The Efficacy of Continuous Versus Intermittent Celecoxib Treatment in Osteoarthritis Patients with Body Mass Index ≥30 and <30 kg/m2
George H Sands*, Pritha Bhadra Brown , Margaret Noyes Essex
Identifiers and Pagination:Year: 2013
First Page: 32
Last Page: 37
Publisher ID: TORJ-7-32
Article History:Received Date: 27/2/2013
Revision Received Date: 15/5/2013
Acceptance Date: 16/5/2013
Electronic publication date: 12/7/2013
Collection year: 2013
open-access license: This is an open access article licensed under the terms of the Creative Commons Attribution Non-Commercial License (http://creativecommons.org/licenses/by-nc/3.0/) which permits unrestricted, non-commercial use, distribution and reproduction in any medium, provided the work is properly cited.
Characterize the effect of body mass index (BMI) on the efficacy of continuous daily celecoxib treatment compared with intermittent celecoxib treatment.
Prespecified exploratory analysis of a 24-week, double-blind, parallel-group, randomized, multicenter international study. 858 patients with knee or hip osteoarthritis (OA) were randomized to receive celecoxib 200 mg daily either as continuous or intermittent treatment. Efficacy was measured by Western Ontario and McMaster Universities Arthritis Index (WOMAC) total and subscale scores and the number of flare events.
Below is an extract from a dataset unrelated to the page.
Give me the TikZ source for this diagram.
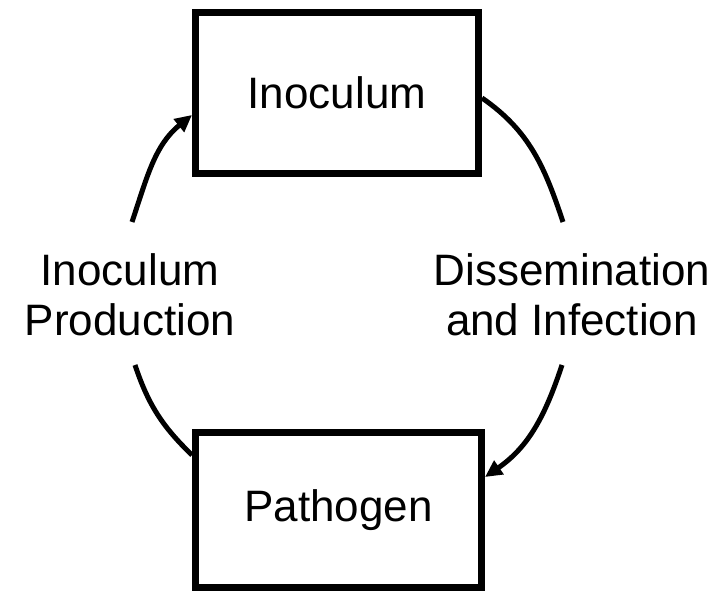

Least squares mean increases (worsening) in WOMAC total scores were significantly less in the continuous treatment group than in the intermittent treatment group in patients with a BMI <30 kg/m2 (1.33 vs 4.85; p=0.016) and in patients with a BMI ≥30 kg/m2 (1.84 vs 5.12; p=0.019). There was a greater worsening in patients with a BMI ≥30 kg/m2 than in those with a BMI <30 kg/m2 in both the continuous and intermittent groups. Fewer flares were reported in the continuous treatment group than in the intermittent group in patients with a BMI <30 kg/m2 (0.55 vs 0.88; p<0.0001) and ≥30 kg/m2 (0.54 vs 0.97; p<0.0001). There were no differences in adverse events in the two BMI groups.
Continuous celecoxib treatment was significantly more efficacious than intermittent use in patients with a BMI <30 kg/m2 compared with obese patients (≥30 kg/m2) as assessed by WOMAC total scores and the number of flares. These data suggest that including weight loss as part of a treatment regimen for obese OA patients could be important.